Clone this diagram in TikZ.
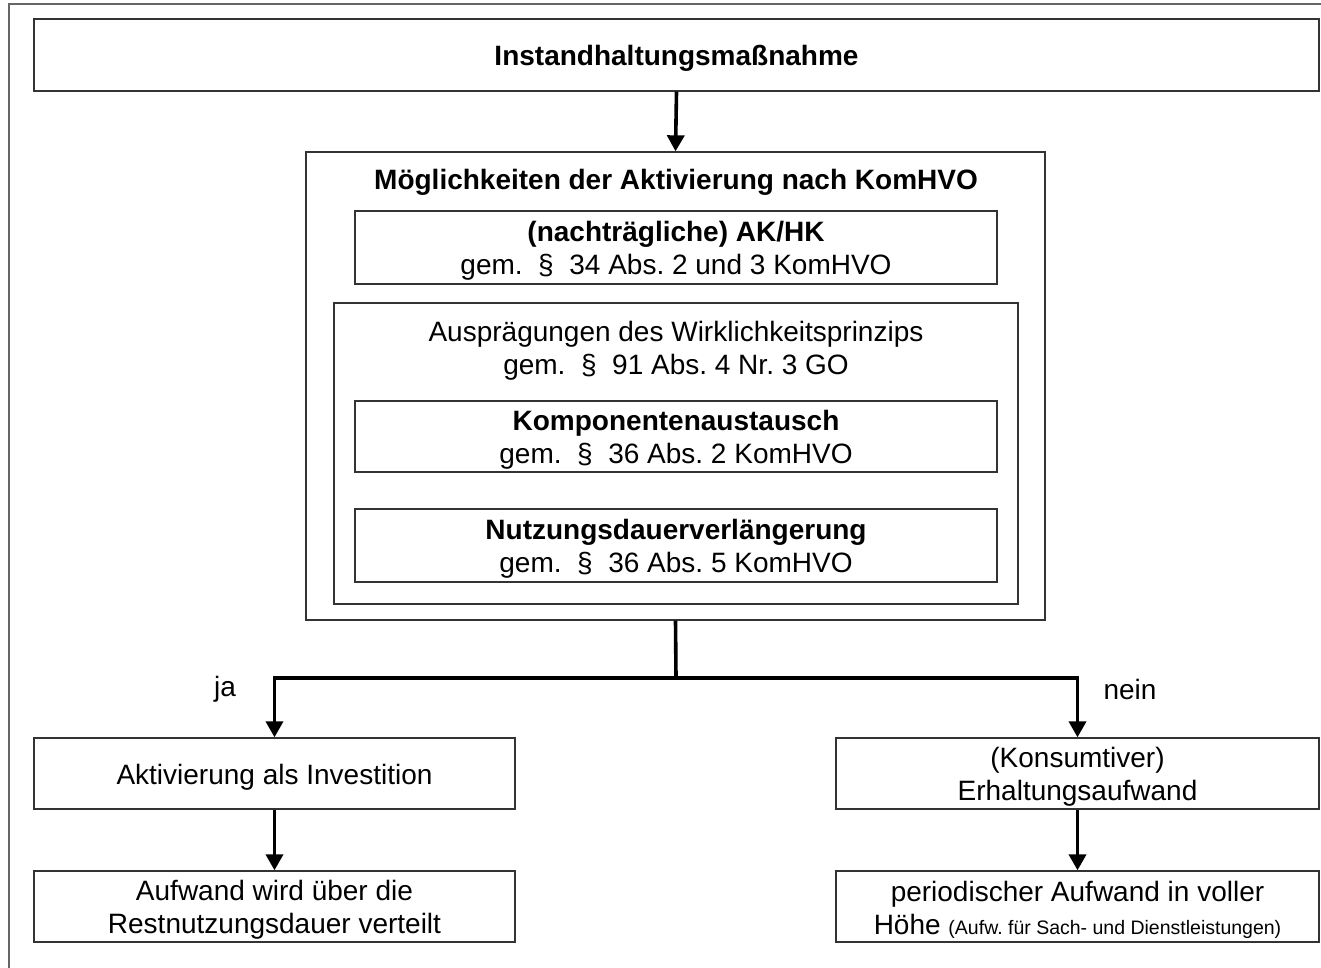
\documentclass[tikz,border=0pt]{standalone}
\usepackage{fontspec}
\setmainfont{Liberation Sans}
\usetikzlibrary{arrows.meta}
\frenchspacing
\begin{document}
\begin{tikzpicture}[x=1pt,y=-1pt,
  every node/.style={font=\fontsize{28}{33}\selectfont\frenchspacing, inner sep=0pt, align=center},
  box/.style={draw=black!80, line width=1.3pt, rectangle},
  txt/.style={yshift=-3.5pt},
  conn/.style={line width=3.6pt, black},
  arr/.style={conn, -{Triangle[width=17pt,length=16pt]}},
  hd/.style={font=\fontsize{28}{33}\selectfont\bfseries}
]
\useasboundingbox (0,0) rectangle (1321,968);
\fill[white] (0,0) rectangle (1321,968);
\draw[black!60, line width=1.5pt] (9,968) -- (9,4) -- (1321,4);

\node[box, minimum width=1285pt, minimum height=72pt] (top) at (676.5,55) {};
\node[hd, txt] (topt) at (top.center) {Instandhaltungsmaßnahme};

\node[box, minimum width=739pt, minimum height=468pt] (big) at (675.5,386) {};
\node[hd, txt] (title) at (676,179) {Möglichkeiten der Aktivierung nach KomHVO};

\node[box, minimum width=642pt, minimum height=73pt] (ak) at (676,247.5) {};
\node[txt] (akt) at (ak.center) {\bfseries (nachträgliche) AK/HK\\gem.~~§~~34 Abs. 2 und 3 KomHVO};

\node[box, minimum width=684pt, minimum height=301pt] (inner) at (676,453.5) {};
\node[txt] (aus) at (676,347.5) {Ausprägungen des Wirklichkeitsprinzips\\gem.~~§~~91 Abs. 4 Nr. 3 GO};

\node[box, minimum width=642pt, minimum height=71pt] (komp) at (676,436.5) {};
\node[txt] (kompt) at (komp.center) {\bfseries Komponentenaustausch\\gem.~~§~~36 Abs. 2 KomHVO};
\node[box, minimum width=642pt, minimum height=73pt] (nutz) at (676,545.5) {};
\node[txt] (nutzt) at (nutz.center) {\bfseries Nutzungsdauerverlängerung\\gem.~~§~~36 Abs. 5 KomHVO};

\node[box, minimum width=481pt, minimum height=71pt] (l1) at (274.5,773.5) {};
\node[txt] (l1t) at (l1.center) {Aktivierung als Investition};
\node[box, minimum width=483pt, minimum height=71pt] (r1) at (1077.5,773.5) {};
\node[txt] (r1t) at (r1.center) {(Konsumtiver)\\Erhaltungsaufwand};
\node[box, minimum width=481pt, minimum height=71pt] (l2) at (274.5,906.5) {};
\node[txt] (l2t) at (l2.center) {Aufwand wird über die\\Restnutzungsdauer verteilt};
\node[box, minimum width=483pt, minimum height=71pt] (r2) at (1077.5,906.5) {};
\node[txt] (r2t) at (r2.center) {periodischer Aufwand in voller\\Höhe {\fontsize{19.5}{20}\selectfont (Aufw. für Sach- und Dienstleistungen)}};

\coordinate (j) at (676,678);
\draw[arr] (top.south) -- (big.north);
\draw[conn] (big.south) -- (j);
\draw[arr] (j) -| (l1.north);
\draw[arr] (j) -| (r1.north);
\draw[arr] (l1.south) -- (l2.north);
\draw[arr] (r1.south) -- (r2.north);

\node[yshift=-2pt] (ja) at (225,687) {ja};
\node[yshift=-2pt] (nein) at (1130,687) {nein};
\end{tikzpicture}
\end{document}
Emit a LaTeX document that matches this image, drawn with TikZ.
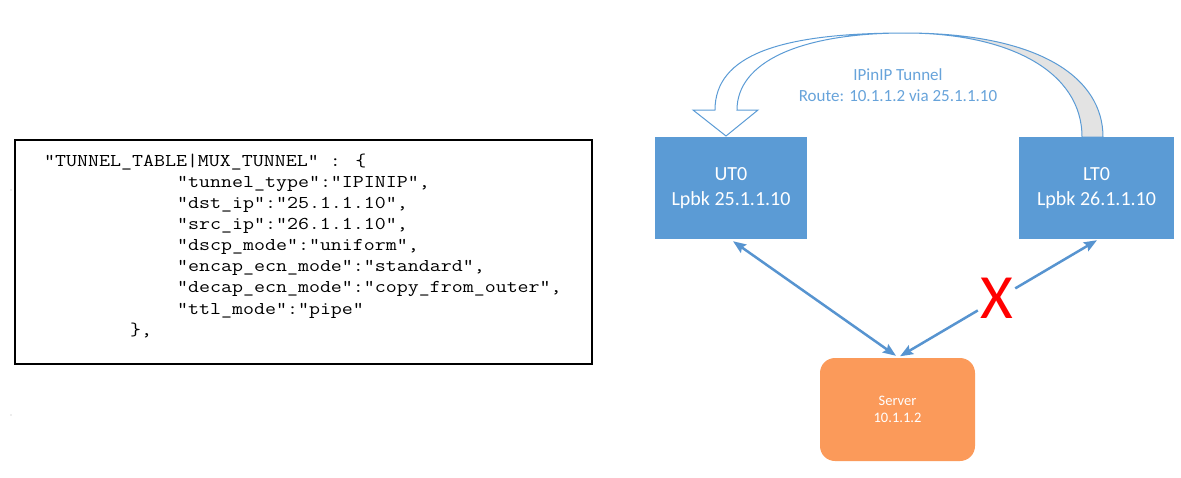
\documentclass[tikz,border=0pt]{standalone}
\usepackage{fontspec}
\setmainfont{Carlito}
\newfontfamily\codefont[FakeStretch=1.185]{Latin Modern Mono}
\usetikzlibrary{arrows.meta,calc}
\definecolor{boxblue}{HTML}{5B9BD5}
\definecolor{arrblue}{HTML}{5794D0}
\definecolor{lblblue}{HTML}{67A3DA}
\definecolor{tubegray}{HTML}{E3E3E3}
\definecolor{srvorange}{HTML}{FB9A5A}
\tikzset{
  codeline/.style={anchor=base west,inner sep=0pt,font=\codefont\fontsize{18}{21}\selectfont},
  bluebox/.style={fill=boxblue,draw=none,text=white,minimum width=152pt,minimum height=102pt,align=center,font=\fontsize{20}{25}\selectfont,inner sep=0pt},
  serverbox/.style={fill=srvorange,draw=none,rounded corners=15pt,text=white,minimum width=155pt,minimum height=103pt,align=center,font=\fontsize{14.5}{17}\selectfont,inner sep=0pt},
  link/.style={draw=arrblue,line width=2.5pt},
  tipend/.style={-{Stealth[length=13pt,width=10pt,inset=2pt]}},
  tipstart/.style={{Stealth[length=13pt,width=10pt,inset=2pt]}-},
  tipboth/.style={{Stealth[length=13pt,width=10pt,inset=2pt]}-{Stealth[length=13pt,width=10pt,inset=2pt]}},
  tube/.style={draw=boxblue,line width=1pt,line join=miter},
}
\begin{document}
\begin{tikzpicture}[x=1pt,y=-1pt]
\useasboundingbox (0,0) rectangle (1181,477);
% tiny dots
\fill[gray!60] (11,190) circle (0.7);
\fill[gray!60] (11,415) circle (0.7);
% code box
\draw[line width=1.4pt] (15,140) rectangle (592,364);
\node[codeline] (c1) at (44,166) {"TUNNEL\_TABLE|MUX\_TUNNEL" : \{};
\node[codeline] (c2) at (177,187.2) {"tunnel\_type":"IPINIP",};
\node[codeline] (c3) at (177,208.3) {"dst\_ip":"25.1.1.10",};
\node[codeline] (c4) at (177,229.5) {"src\_ip":"26.1.1.10",};
\node[codeline] (c5) at (177,250.6) {"dscp\_mode":"uniform",};
\node[codeline] (c6) at (177,271.8) {"encap\_ecn\_mode":"standard",};
\node[codeline] (c7) at (177,292.9) {"decap\_ecn\_mode":"copy\_from\_outer",};
\node[codeline] (c8) at (177,314.1) {"ttl\_mode":"pipe"};
\node[codeline] (c9) at (130,335.2) {\},};
% tunnel arrow
\def\tubepath{(1082,137) .. controls (1082,72) and (1010,33) .. (905,33)
  .. controls (780,33) and (715,55) .. (715,110)
  -- (693,110) -- (726,136) -- (758,110) -- (737,110)
  .. controls (737,62) and (800,33) .. (905,33)
  .. controls (1040,33) and (1103,78) .. (1103,137) -- cycle}
\begin{scope}
\clip (905,0) rectangle (1181,200);
\fill[tubegray] \tubepath;
\end{scope}
\draw[tube] \tubepath;
\node[text=lblblue,align=center,font=\fontsize{17}{21}\selectfont] (lbl) at (898,85) {IPinIP Tunnel\\Route: 10.1.1.2 via 25.1.1.10};
% boxes
\node[bluebox] (UT0) at (731,188) {UT0\\Lpbk 25.1.1.10};
\node[bluebox,minimum width=155pt] (LT0) at (1096.5,188) {LT0\\Lpbk 26.1.1.10};
\node[serverbox] (Server) at (897.5,409.5) {Server\\10.1.1.2};
% links
\draw[link,tipboth] ([shift={(2,2)}]UT0.south) -- ([shift={(-1.5,-2)}]Server.north);
\coordinate (p) at ([shift={(0.5,1)}]LT0.south);
\coordinate (q) at ([shift={(2.5,-1.5)}]Server.north);
\coordinate (b1) at ($(p)!0.415!(q)$);
\coordinate (b2) at ($(p)!0.605!(q)$);
\draw[link,tipstart] (p) -- (b1);
\draw[link,tipend] (b2) -- (q);
\node[text=red,font=\fontsize{63}{63}\selectfont,inner sep=0pt] (X) at (997,298) {X};
\end{tikzpicture}
\end{document}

• **PROBLEM DETAILS**
Copy the material above exactly and drop the pictures.

• **REPLY**
Clone this diagram in TikZ.
\documentclass[tikz,border=0pt]{standalone}
\usepackage{fontspec}
\setmainfont{Liberation Sans}
\usetikzlibrary{arrows.meta}
\frenchspacing
\begin{document}
\begin{tikzpicture}[x=1pt,y=-1pt,
  every node/.style={font=\fontsize{28}{33}\selectfont\frenchspacing, inner sep=0pt, align=center},
  box/.style={draw=black!80, line width=1.3pt, rectangle},
  txt/.style={yshift=-3.5pt},
  conn/.style={line width=3.6pt, black},
  arr/.style={conn, -{Triangle[width=17pt,length=16pt]}},
  hd/.style={font=\fontsize{28}{33}\selectfont\bfseries}
]
\useasboundingbox (0,0) rectangle (1321,968);
\fill[white] (0,0) rectangle (1321,968);
\draw[black!60, line width=1.5pt] (9,968) -- (9,4) -- (1321,4);

\node[box, minimum width=1285pt, minimum height=72pt] (top) at (676.5,55) {};
\node[hd, txt] (topt) at (top.center) {Instandhaltungsmaßnahme};

\node[box, minimum width=739pt, minimum height=468pt] (big) at (675.5,386) {};
\node[hd, txt] (title) at (676,179) {Möglichkeiten der Aktivierung nach KomHVO};

\node[box, minimum width=642pt, minimum height=73pt] (ak) at (676,247.5) {};
\node[txt] (akt) at (ak.center) {\bfseries (nachträgliche) AK/HK\\gem.~~§~~34 Abs. 2 und 3 KomHVO};

\node[box, minimum width=684pt, minimum height=301pt] (inner) at (676,453.5) {};
\node[txt] (aus) at (676,347.5) {Ausprägungen des Wirklichkeitsprinzips\\gem.~~§~~91 Abs. 4 Nr. 3 GO};

\node[box, minimum width=642pt, minimum height=71pt] (komp) at (676,436.5) {};
\node[txt] (kompt) at (komp.center) {\bfseries Komponentenaustausch\\gem.~~§~~36 Abs. 2 KomHVO};
\node[box, minimum width=642pt, minimum height=73pt] (nutz) at (676,545.5) {};
\node[txt] (nutzt) at (nutz.center) {\bfseries Nutzungsdauerverlängerung\\gem.~~§~~36 Abs. 5 KomHVO};

\node[box, minimum width=481pt, minimum height=71pt] (l1) at (274.5,773.5) {};
\node[txt] (l1t) at (l1.center) {Aktivierung als Investition};
\node[box, minimum width=483pt, minimum height=71pt] (r1) at (1077.5,773.5) {};
\node[txt] (r1t) at (r1.center) {(Konsumtiver)\\Erhaltungsaufwand};
\node[box, minimum width=481pt, minimum height=71pt] (l2) at (274.5,906.5) {};
\node[txt] (l2t) at (l2.center) {Aufwand wird über die\\Restnutzungsdauer verteilt};
\node[box, minimum width=483pt, minimum height=71pt] (r2) at (1077.5,906.5) {};
\node[txt] (r2t) at (r2.center) {periodischer Aufwand in voller\\Höhe {\fontsize{19.5}{20}\selectfont (Aufw. für Sach- und Dienstleistungen)}};

\coordinate (j) at (676,678);
\draw[arr] (top.south) -- (big.north);
\draw[conn] (big.south) -- (j);
\draw[arr] (j) -| (l1.north);
\draw[arr] (j) -| (r1.north);
\draw[arr] (l1.south) -- (l2.north);
\draw[arr] (r1.south) -- (r2.north);

\node[yshift=-2pt] (ja) at (225,687) {ja};
\node[yshift=-2pt] (nein) at (1130,687) {nein};
\end{tikzpicture}
\end{document}
Emit a LaTeX document that matches this image, drawn with TikZ.
\documentclass[tikz,border=0pt]{standalone}
\usepackage{fontspec}
\setmainfont{Carlito}
\newfontfamily\codefont[FakeStretch=1.185]{Latin Modern Mono}
\usetikzlibrary{arrows.meta,calc}
\definecolor{boxblue}{HTML}{5B9BD5}
\definecolor{arrblue}{HTML}{5794D0}
\definecolor{lblblue}{HTML}{67A3DA}
\definecolor{tubegray}{HTML}{E3E3E3}
\definecolor{srvorange}{HTML}{FB9A5A}
\tikzset{
  codeline/.style={anchor=base west,inner sep=0pt,font=\codefont\fontsize{18}{21}\selectfont},
  bluebox/.style={fill=boxblue,draw=none,text=white,minimum width=152pt,minimum height=102pt,align=center,font=\fontsize{20}{25}\selectfont,inner sep=0pt},
  serverbox/.style={fill=srvorange,draw=none,rounded corners=15pt,text=white,minimum width=155pt,minimum height=103pt,align=center,font=\fontsize{14.5}{17}\selectfont,inner sep=0pt},
  link/.style={draw=arrblue,line width=2.5pt},
  tipend/.style={-{Stealth[length=13pt,width=10pt,inset=2pt]}},
  tipstart/.style={{Stealth[length=13pt,width=10pt,inset=2pt]}-},
  tipboth/.style={{Stealth[length=13pt,width=10pt,inset=2pt]}-{Stealth[length=13pt,width=10pt,inset=2pt]}},
  tube/.style={draw=boxblue,line width=1pt,line join=miter},
}
\begin{document}
\begin{tikzpicture}[x=1pt,y=-1pt]
\useasboundingbox (0,0) rectangle (1181,477);
% tiny dots
\fill[gray!60] (11,190) circle (0.7);
\fill[gray!60] (11,415) circle (0.7);
% code box
\draw[line width=1.4pt] (15,140) rectangle (592,364);
\node[codeline] (c1) at (44,166) {"TUNNEL\_TABLE|MUX\_TUNNEL" : \{};
\node[codeline] (c2) at (177,187.2) {"tunnel\_type":"IPINIP",};
\node[codeline] (c3) at (177,208.3) {"dst\_ip":"25.1.1.10",};
\node[codeline] (c4) at (177,229.5) {"src\_ip":"26.1.1.10",};
\node[codeline] (c5) at (177,250.6) {"dscp\_mode":"uniform",};
\node[codeline] (c6) at (177,271.8) {"encap\_ecn\_mode":"standard",};
\node[codeline] (c7) at (177,292.9) {"decap\_ecn\_mode":"copy\_from\_outer",};
\node[codeline] (c8) at (177,314.1) {"ttl\_mode":"pipe"};
\node[codeline] (c9) at (130,335.2) {\},};
% tunnel arrow
\def\tubepath{(1082,137) .. controls (1082,72) and (1010,33) .. (905,33)
  .. controls (780,33) and (715,55) .. (715,110)
  -- (693,110) -- (726,136) -- (758,110) -- (737,110)
  .. controls (737,62) and (800,33) .. (905,33)
  .. controls (1040,33) and (1103,78) .. (1103,137) -- cycle}
\begin{scope}
\clip (905,0) rectangle (1181,200);
\fill[tubegray] \tubepath;
\end{scope}
\draw[tube] \tubepath;
\node[text=lblblue,align=center,font=\fontsize{17}{21}\selectfont] (lbl) at (898,85) {IPinIP Tunnel\\Route: 10.1.1.2 via 25.1.1.10};
% boxes
\node[bluebox] (UT0) at (731,188) {UT0\\Lpbk 25.1.1.10};
\node[bluebox,minimum width=155pt] (LT0) at (1096.5,188) {LT0\\Lpbk 26.1.1.10};
\node[serverbox] (Server) at (897.5,409.5) {Server\\10.1.1.2};
% links
\draw[link,tipboth] ([shift={(2,2)}]UT0.south) -- ([shift={(-1.5,-2)}]Server.north);
\coordinate (p) at ([shift={(0.5,1)}]LT0.south);
\coordinate (q) at ([shift={(2.5,-1.5)}]Server.north);
\coordinate (b1) at ($(p)!0.415!(q)$);
\coordinate (b2) at ($(p)!0.605!(q)$);
\draw[link,tipstart] (p) -- (b1);
\draw[link,tipend] (b2) -- (q);
\node[text=red,font=\fontsize{63}{63}\selectfont,inner sep=0pt] (X) at (997,298) {X};
\end{tikzpicture}
\end{document}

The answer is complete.